Fast-food workers will stage another day of protests in more than 150 U.S. cities on Thursday as they seek a doubling in hourly pay to $15 and the right to form a union.
Organizers expect their biggest protest to date, with fast-food workers from McDonald's, Burger King, Wendy's and KFC restaurants expected to walk off the job. They will be joined by home-care workers.
The union-backed actions, which started in New York and other major cities, have steadily gathered steam since 2012 and helped to spur a national debate about the federal minimum wage, which has been stuck at $7.25 since 2009.
Protesters, many of whom are adults clocking 40 hours or more per week at around that wage, say they cannot survive on such pay and are pressing for $15 per hour - above the roughly $11 hourly wage that experts say is the poverty threshold for a family of four.
McDonald's Corp, Burger King Worldwide Inc and other major fast-food chains do not own most of their U.S. restaurants and leave pay decisions to their franchisees, who generally say that paying their employees more will be detrimental to their businesses.
The International Franchise Association (IFA) in a statement charged that the protests are a union smoke-screen.
Unions, led by the Service Employees International Union (SEIU), are hiding "behind an altruistic plea for higher wages when what they really want is a shortcut to refill their steadily dwindling membership ranks and coffers," IFA said.

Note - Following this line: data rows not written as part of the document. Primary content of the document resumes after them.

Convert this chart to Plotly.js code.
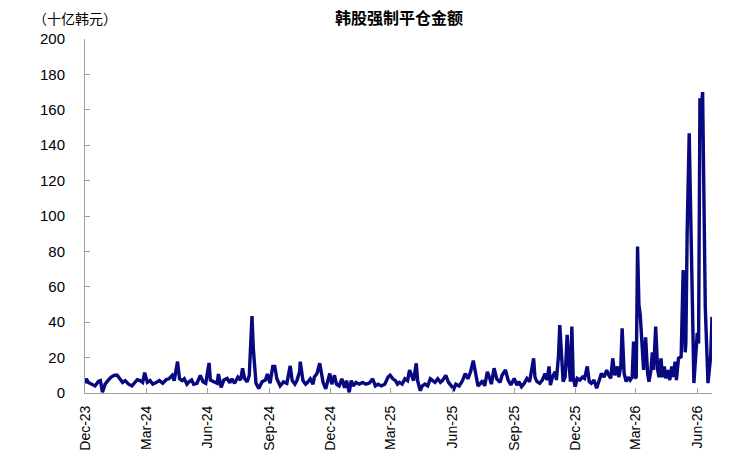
<!DOCTYPE html>
<html>
<head>
<meta charset="utf-8">
<script src="https://cdn.plot.ly/plotly-3.0.1.min.js"></script>
<style>
html,body{margin:0;padding:0;background:#fff;}
#chart{width:732px;height:453px;}
</style>
</head>
<body>
<div id="chart"></div>
<script>
const chartTitle = "韩股强制平仓金额";
const unitLabel = "（十亿韩元）";

const dates = [
"2023-12-01","2023-12-03","2023-12-06","2023-12-11","2023-12-16","2023-12-21","2023-12-24","2023-12-27","2023-12-31",
"2024-01-04","2024-01-09","2024-01-14","2024-01-18","2024-01-22","2024-01-26","2024-01-30",
"2024-02-04","2024-02-09","2024-02-14","2024-02-17","2024-02-21","2024-02-25","2024-02-28",
"2024-03-03","2024-03-07","2024-03-11","2024-03-16","2024-03-21","2024-03-26","2024-03-31",
"2024-04-04","2024-04-09","2024-04-12","2024-04-17","2024-04-20","2024-04-24","2024-04-27",
"2024-05-01","2024-05-04","2024-05-08","2024-05-11","2024-05-16","2024-05-21","2024-05-25","2024-05-29",
"2024-06-03","2024-06-05","2024-06-10","2024-06-15","2024-06-17","2024-06-21","2024-06-25","2024-06-30",
"2024-07-04","2024-07-07","2024-07-11","2024-07-16","2024-07-20","2024-07-23","2024-07-26","2024-07-30",
"2024-08-02","2024-08-06","2024-08-08","2024-08-12","2024-08-16","2024-08-21","2024-08-26","2024-08-29",
"2024-09-02","2024-09-06","2024-09-09","2024-09-12","2024-09-17","2024-09-22","2024-09-27",
"2024-10-02","2024-10-05","2024-10-09","2024-10-12","2024-10-16","2024-10-17","2024-10-21","2024-10-25","2024-10-28",
"2024-11-01","2024-11-05","2024-11-07","2024-11-11","2024-11-15","2024-11-17","2024-11-20","2024-11-24","2024-11-27","2024-11-30",
"2024-12-03","2024-12-07","2024-12-10","2024-12-14","2024-12-18","2024-12-22","2024-12-25","2024-12-29",
"2025-01-01","2025-01-04","2025-01-08","2025-01-13","2025-01-18","2025-01-23","2025-01-28",
"2025-02-02","2025-02-06","2025-02-10","2025-02-15","2025-02-20","2025-02-25","2025-02-28",
"2025-03-04","2025-03-08","2025-03-11","2025-03-14","2025-03-18","2025-03-22","2025-03-26","2025-03-29",
"2025-04-01","2025-04-04","2025-04-08","2025-04-10","2025-04-14","2025-04-17","2025-04-21","2025-04-25","2025-04-29",
"2025-05-03","2025-05-06","2025-05-10","2025-05-14","2025-05-17","2025-05-22","2025-05-26","2025-05-30",
"2025-06-03","2025-06-06","2025-06-11","2025-06-16","2025-06-20","2025-06-24","2025-06-28",
"2025-07-02","2025-07-06","2025-07-09","2025-07-12","2025-07-16","2025-07-19","2025-07-23","2025-07-26","2025-07-29",
"2025-08-02","2025-08-06","2025-08-11","2025-08-14","2025-08-19","2025-08-23","2025-08-27",
"2025-09-01","2025-09-05","2025-09-08","2025-09-12","2025-09-16","2025-09-20","2025-09-24","2025-09-27","2025-09-30",
"2025-10-02","2025-10-05","2025-10-09","2025-10-13","2025-10-17","2025-10-20","2025-10-23","2025-10-25","2025-10-28",
"2025-11-01","2025-11-03","2025-11-06","2025-11-08","2025-11-11","2025-11-13","2025-11-16","2025-11-19","2025-11-22","2025-11-24","2025-11-26","2025-11-28",
"2025-12-01","2025-12-04","2025-12-08","2025-12-12","2025-12-15","2025-12-19","2025-12-22","2025-12-25","2025-12-29",
"2026-01-02","2026-01-06","2026-01-09","2026-01-13","2026-01-17","2026-01-20","2026-01-23","2026-01-26","2026-01-29",
"2026-02-02","2026-02-04","2026-02-07","2026-02-09","2026-02-12","2026-02-15","2026-02-18","2026-02-21","2026-02-24","2026-02-26","2026-02-28",
"2026-03-02","2026-03-04","2026-03-06","2026-03-08","2026-03-11","2026-03-13","2026-03-16","2026-03-19","2026-03-21","2026-03-24","2026-03-26","2026-03-28","2026-03-31",
"2026-04-03","2026-04-05","2026-04-08","2026-04-10","2026-04-13","2026-04-15","2026-04-18","2026-04-21","2026-04-24","2026-04-26","2026-04-29",
"2026-05-01","2026-05-04","2026-05-08","2026-05-11","2026-05-14","2026-05-15","2026-05-17","2026-05-20","2026-05-27",
"2026-06-01","2026-06-03","2026-06-05","2026-06-07","2026-06-09","2026-06-13","2026-06-15","2026-06-17","2026-06-21","2026-06-23"
];

const amounts = [
5.5,8,6,5,4,6.5,7,0.5,5,
7,9,10,10,8,6,7,
5,4,6,7.5,7,6,11.5,
6,7,5,6,7,5.5,7.5,
8,10,7,17.7,8,7,8,
5,6.3,7.3,5,5.5,10,6.3,5.5,
17,7.3,6.3,5.5,10.7,3.2,7.3,8.2,
5.8,8,5.5,9,7.3,14,8.2,6.3,
10,43.5,25,5.5,2.6,6.3,7.3,10.7,
5.5,15,15,8.2,4,6.3,5.5,
15.3,7,5,7,12,17.7,7,5,6,
8,5,9,11,16.8,12,6,2.3,6,11,
5,10,5,4,8,3,7,0.4,
7,4,6,5,6,5,5.6,
8,4,5,4,5,9,10,
8,7,5,6,5,8,7,13,
10,7,16.8,7,1.3,4,5,4,8,
7,6,8,6,7,10,6,4,
2.3,5,4,7,11,8,12,
18.3,9,4,5,7,4,12,9,5,
14,8,6,10,13,7.3,4.5,
8.2,4.5,6.4,3.6,5.5,8.2,6.4,13,19.6,
9,6.4,5.5,7.3,11,7.3,15,4.5,9,
12,7.3,20.5,38.4,18.6,6.4,9,32.8,15,6.4,37.5,9,
3.6,8.2,7.3,9,8.2,15,6.4,5.5,7.3,
2.7,7.3,11,9,13,10,8.3,19.6,10,
15,9,15,36.5,11,6.4,9,7.3,9,29,8.3,
9,82.7,50,44,20,13,31.5,11,6.4,13,23,13,37.5,
13,9,19.6,9,15,8.3,13,7.3,15,9,17.7,
7.3,19.6,20.5,69.5,23,28,92,146.7,5.6,
34,28,166.5,160,170,48,30,5.6,20.5,43
];

const yTicks = [0,20,40,60,80,100,120,140,160,180,200];

const trace = {
  x: dates,
  y: amounts,
  type: "scatter",
  mode: "lines",
  line: {color: "rgb(8,8,128)", width: 3.4, shape: "linear"},
  hoverinfo: "x+y"
};

const axisGrey = "#a0a0a0";

const layout = {
  width: 732,
  height: 453,
  margin: {l: 85, r: 20, t: 39, b: 60, pad: 0},
  paper_bgcolor: "#ffffff",
  plot_bgcolor: "#ffffff",
  showlegend: false,
  title: {
    text: "<b>" + chartTitle + "</b>",
    font: {family: "Noto Sans CJK SC, sans-serif", size: 16, color: "#000"},
    x: 0.545, xanchor: "center",
    y: 0.96, yanchor: "middle"
  },
  xaxis: {
    type: "date",
    range: ["2023-12-01", "2026-06-23"],
    tick0: "2023-12-01",
    dtick: "M3",
    tickformat: "%b-%y",
    tickangle: -90,
    ticks: "inside",
    ticklen: 5,
    tickcolor: axisGrey,
    showline: true,
    linecolor: axisGrey,
    linewidth: 1,
    showgrid: false,
    zeroline: false,
    ticklabelstandoff: 6,
    tickfont: {family: "Liberation Sans, Arial, sans-serif", size: 14, color: "#000"}
  },
  yaxis: {
    range: [0, 200],
    tickvals: yTicks,
    ticktext: yTicks.map(String),
    ticks: "inside",
    ticklen: 5,
    tickcolor: axisGrey,
    showline: true,
    linecolor: axisGrey,
    linewidth: 1,
    showgrid: false,
    zeroline: false,
    ticklabelstandoff: 16,
    tickfont: {family: "Liberation Sans, Arial, sans-serif", size: 15, color: "#000"}
  },
  annotations: [{
    text: unitLabel,
    xref: "paper", yref: "paper",
    x: -0.086, y: 1.06,
    xanchor: "left", yanchor: "middle",
    showarrow: false,
    font: {family: "Noto Sans CJK SC, sans-serif", size: 14, color: "#000"}
  }]
};

Plotly.newPlot("chart", [trace], layout, {displayModeBar: false, staticPlot: true});
</script>
</body>
</html>
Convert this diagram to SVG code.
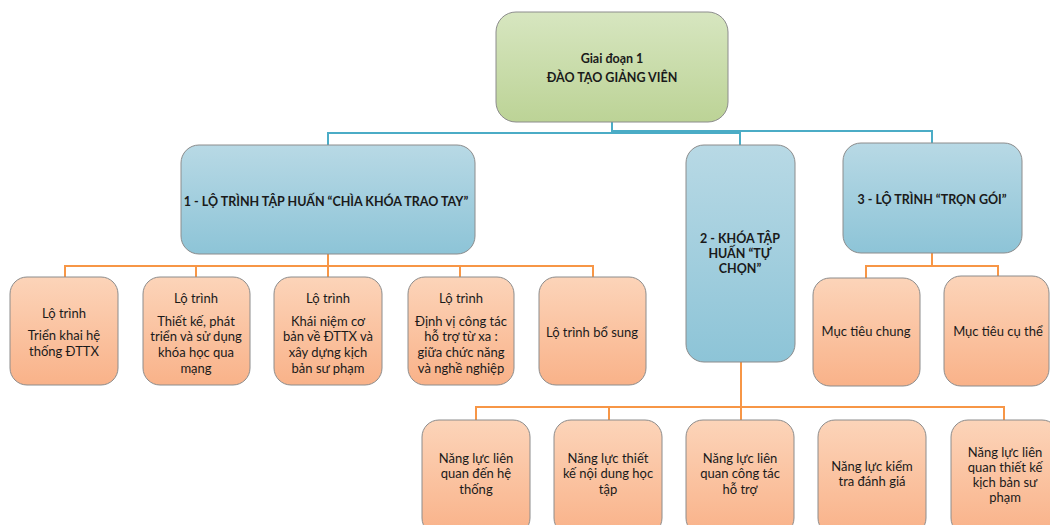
<svg xmlns="http://www.w3.org/2000/svg" width="1050" height="525" viewBox="0 0 1050 525">
  <defs>
    <linearGradient id="gGreen" x1="0" y1="0" x2="0" y2="1">
      <stop offset="0" stop-color="#d7e6c0"/>
      <stop offset="1" stop-color="#bcd396"/>
    </linearGradient>
    <linearGradient id="gBlue" x1="0" y1="0" x2="0" y2="1">
      <stop offset="0" stop-color="#b8d9e5"/>
      <stop offset="1" stop-color="#8dc4d7"/>
    </linearGradient>
    <linearGradient id="gOrange" x1="0" y1="0" x2="0" y2="1">
      <stop offset="0" stop-color="#fcd4b9"/>
      <stop offset="1" stop-color="#f9b289"/>
    </linearGradient>
  </defs>
  <style>
    .box { stroke: #8c8c8c; stroke-width: 1; }
    .green { fill: url(#gGreen); }
    .blue { fill: url(#gBlue); }
    .orange { fill: url(#gOrange); }
    .t { font-family: Lato, "Liberation Sans", sans-serif; font-size: 13px; fill: #1a1a1a; text-anchor: middle; dominant-baseline: central; }
    .b { font-weight: bold; font-size: 12.5px; }
    .lb { fill: none; stroke: #4bacc6; stroke-width: 2; }
    .lo { fill: none; stroke: #f79646; stroke-width: 2; }
  </style>

  <!-- connectors -->
  <g id="connectors">
    <path class="lb" d="M612,122 V133 H328 V145"/>
    <path class="lb" d="M612,133 H740 V145"/>
    <path class="lb" d="M612,131 H932 V143"/>
    <path class="lo" d="M328,254 V266 M65,277 V266 H593 V277 M196,266 V277 M328,266 V277 M460,266 V277"/>
    <path class="lo" d="M932,253 V266 M866,278 V266 H998 V276"/>
    <path class="lo" d="M741,362 V420 M476,420 V407 H1004 V420 M609,407 V420"/>
  </g>

  <!-- phase -->
  <g id="phase1">
    <rect class="box green" x="496" y="12" width="232" height="110" rx="20"/>
    <text class="t b" x="612" y="58">Giai đoạn 1</text>
    <text class="t b" x="612" y="77">ĐÀO TẠO GIẢNG VIÊN</text>
  </g>

  <!-- level 1 -->
  <g id="route1">
    <rect class="box blue" x="181" y="145" width="294" height="109" rx="18"/>
    <text class="t b" x="326" y="201">1 - LỘ TRÌNH TẬP HUẤN “CHÌA KHÓA TRAO TAY”</text>
  </g>
  <g id="course2">
    <rect class="box blue" x="686" y="145" width="109" height="217" rx="18"/>
    <text class="t b" x="740" y="238">2 - KHÓA TẬP</text>
    <text class="t b" x="740" y="253">HUẤN “TỰ</text>
    <text class="t b" x="740" y="268">CHỌN”</text>
  </g>
  <g id="route3">
    <rect class="box blue" x="843" y="143" width="179" height="110" rx="18"/>
    <text class="t b" x="932" y="199">3 - LỘ TRÌNH “TRỌN GÓI”</text>
  </g>

  <!-- route 1 children -->
  <g id="r1a">
    <rect class="box orange" x="10" y="277" width="108" height="108" rx="17"/>
    <text class="t" x="64" y="313">Lộ trình</text>
    <text class="t" x="64" y="335">Triển khai hệ</text>
    <text class="t" x="64" y="351">thống ĐTTX</text>
  </g>
  <g id="r1b">
    <rect class="box orange" x="143" y="277" width="107" height="108" rx="17"/>
    <text class="t" x="196" y="298">Lộ trình</text>
    <text class="t" x="196" y="321">Thiết kế, phát</text>
    <text class="t" x="196" y="336">triển và sử dụng</text>
    <text class="t" x="196" y="352">khóa học qua</text>
    <text class="t" x="196" y="368">mạng</text>
  </g>
  <g id="r1c">
    <rect class="box orange" x="274" y="277" width="108" height="108" rx="17"/>
    <text class="t" x="328" y="298">Lộ trình</text>
    <text class="t" x="328" y="321">Khái niệm cơ</text>
    <text class="t" x="328" y="336">bản về ĐTTX và</text>
    <text class="t" x="328" y="352">xây dựng kịch</text>
    <text class="t" x="328" y="368">bản sư phạm</text>
  </g>
  <g id="r1d">
    <rect class="box orange" x="408" y="277" width="106" height="108" rx="17"/>
    <text class="t" x="461" y="298">Lộ trình</text>
    <text class="t" x="461" y="321">Định vị công tác</text>
    <text class="t" x="461" y="336">hỗ trợ từ xa :</text>
    <text class="t" x="461" y="352">giữa chức năng</text>
    <text class="t" x="461" y="368">và nghề nghiệp</text>
  </g>
  <g id="r1e">
    <rect class="box orange" x="539" y="277" width="107" height="108" rx="17"/>
    <text class="t" x="592" y="332">Lộ trình bổ sung</text>
  </g>

  <!-- route 3 children -->
  <g id="r3a">
    <rect class="box orange" x="813" y="278" width="107" height="108" rx="17"/>
    <text class="t" x="866" y="331">Mục tiêu chung</text>
  </g>
  <g id="r3b">
    <rect class="box orange" x="944" y="276" width="105" height="110" rx="17"/>
    <text class="t" x="998" y="331">Mục tiêu cụ thể</text>
  </g>

  <!-- course 2 children -->
  <g id="c2a">
    <rect class="box orange" x="422" y="420" width="108" height="115" rx="17"/>
    <text class="t" x="476" y="458">Năng lực liên</text>
    <text class="t" x="476" y="473">quan đến hệ</text>
    <text class="t" x="476" y="489">thống</text>
  </g>
  <g id="c2b">
    <rect class="box orange" x="554" y="420" width="108" height="115" rx="17"/>
    <text class="t" x="608" y="458">Năng lực thiết</text>
    <text class="t" x="608" y="473">kế nội dung học</text>
    <text class="t" x="608" y="489">tập</text>
  </g>
  <g id="c2c">
    <rect class="box orange" x="686" y="420" width="108" height="115" rx="17"/>
    <text class="t" x="740" y="458">Năng lực liên</text>
    <text class="t" x="740" y="473">quan công tác</text>
    <text class="t" x="740" y="489">hỗ trợ</text>
  </g>
  <g id="c2d">
    <rect class="box orange" x="818" y="420" width="108" height="115" rx="17"/>
    <text class="t" x="872" y="466">Năng lực kiểm</text>
    <text class="t" x="872" y="481">tra đánh giá</text>
  </g>
  <g id="c2e">
    <rect class="box orange" x="951" y="420" width="108" height="115" rx="17"/>
    <text class="t" x="1005" y="452">Năng lực liên</text>
    <text class="t" x="1005" y="467">quan thiết kế</text>
    <text class="t" x="1005" y="482">kịch bản sư</text>
    <text class="t" x="1005" y="497">phạm</text>
  </g>
</svg>
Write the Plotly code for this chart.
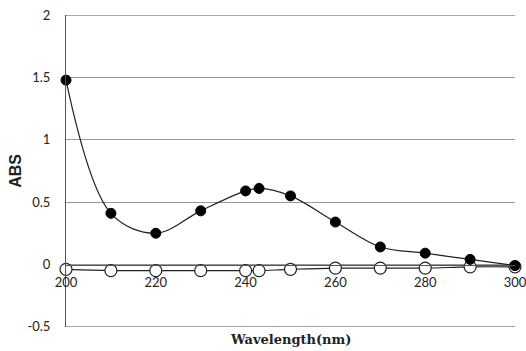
import plotly.graph_objects as go

wavelength = [200, 210, 220, 230, 240, 243, 250, 260, 270, 280, 290, 300]
abs_filled = [1.48, 0.41, 0.25, 0.43, 0.59, 0.61, 0.55, 0.34, 0.14, 0.09, 0.04, -0.01]
abs_open = [-0.04, -0.05, -0.05, -0.05, -0.05, -0.05, -0.04, -0.03, -0.03, -0.03, -0.02, -0.02]
x_ticks = [200, 220, 240, 260, 280, 300]
y_ticks = [-0.5, 0, 0.5, 1, 1.5, 2]
y_tick_text = ["-0.5", "0", "0.5", "1", "1.5", "2"]

fig = go.Figure()
fig.add_trace(go.Scatter(
    x=wavelength, y=abs_open, mode="lines+markers",
    line=dict(color="#222", width=1.2, shape="spline"),
    marker=dict(symbol="circle", size=12, color="white", line=dict(color="#222", width=1.2)),
    showlegend=False, cliponaxis=False))
fig.add_trace(go.Scatter(
    x=wavelength, y=abs_filled, mode="lines+markers",
    line=dict(color="#222", width=1.2, shape="spline", smoothing=1.0),
    marker=dict(symbol="circle", size=10, color="black", line=dict(color="black", width=1)),
    showlegend=False, cliponaxis=False))

# top and bottom gridlines (at y=2 and y=-0.5, the range edges)
for yv in (y_ticks[0], y_ticks[-1]):
    fig.add_shape(type="line", xref="paper", yref="y", x0=0, x1=1, y0=yv, y1=yv,
                  line=dict(color="#999", width=1), layer="below")

fig.update_layout(
    width=526, height=351,
    margin=dict(l=66, r=11, t=15, b=24, autoexpand=False),
    paper_bgcolor="white", plot_bgcolor="white",
    font=dict(family="Lato, Open Sans, sans-serif", size=13, color="#222"),
    xaxis=dict(range=[200, 300], tickvals=x_ticks, showgrid=False, automargin=False,
               zeroline=False, showline=True, linecolor="#555", linewidth=1,
               anchor="free", position=0.2, ticks="outside", ticklen=6,
               tickcolor="rgba(0,0,0,0)", tickfont=dict(size=13),
               ticklabeloverflow="allow"),
    yaxis=dict(range=[-0.503, 2.003], tickvals=y_ticks, ticktext=y_tick_text, automargin=False,
               showgrid=True, gridcolor="#999", gridwidth=1,
               zeroline=False, showline=True, linecolor="#555", linewidth=1,
               ticks="outside", ticklen=12, tickcolor="rgba(0,0,0,0)",
               tickfont=dict(size=13)),
    annotations=[
        dict(text="<b>ABS</b>", x=-0.114, y=0.5, xref="paper", yref="paper",
             xanchor="center", yanchor="middle", showarrow=False, textangle=-90,
             font=dict(family="Liberation Sans, Arial", size=16, color="#222")),
        dict(text="<b>Wavelength(nm)</b>", x=0.5, y=0, xref="paper", yref="paper",
             xanchor="center", yanchor="top", showarrow=False, yshift=-3,
             font=dict(family="DejaVu Serif, Liberation Serif", size=13, color="#222")),
    ],
)
fig.write_html("out.html", config={"displayModeBar": False},
               post_script="document.body.style.margin='0';document.body.style.overflow='hidden';")
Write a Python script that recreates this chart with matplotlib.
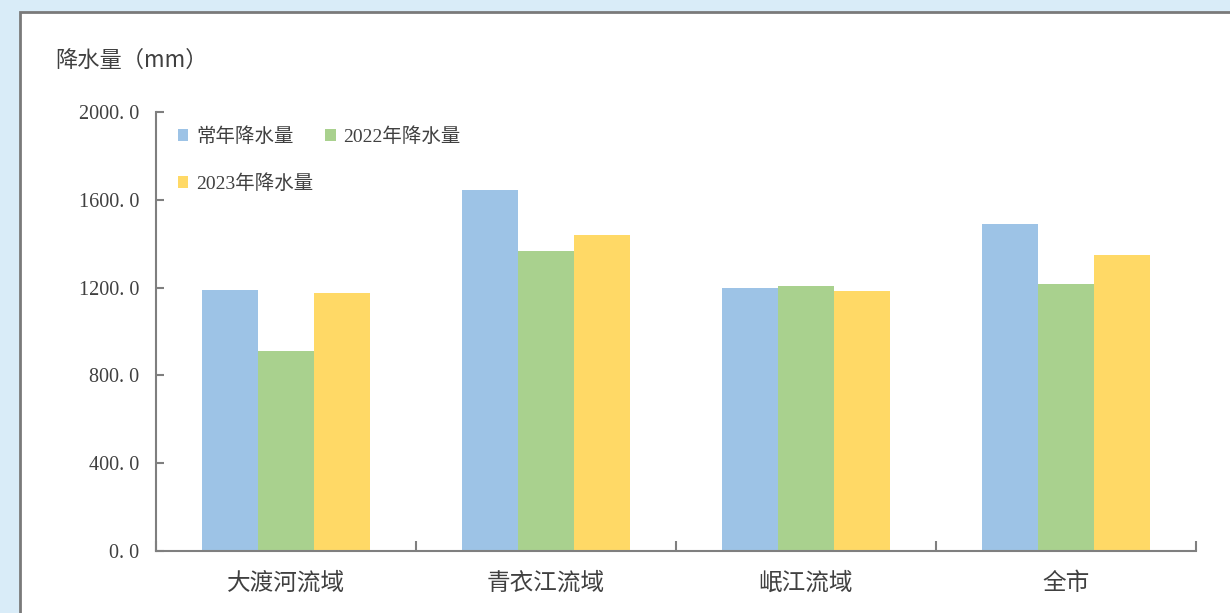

The protesters and their supporters make a similar charge, saying that the big fast-food chains are using their restaurant ownership structure to shield themselves from the actions of their franchisees and to prevent workers from organizing.
They cheered in July, when the general counsel of the National Labor Relations Board announced that McDonald's, not just its franchisees, can be liable for alleged labor law violations.
If the five-member, Democrat-controlled NLRB board agrees with the general counsel, McDonald's and other companies that depend on franchisees and contractors could be exposed to new legal risks.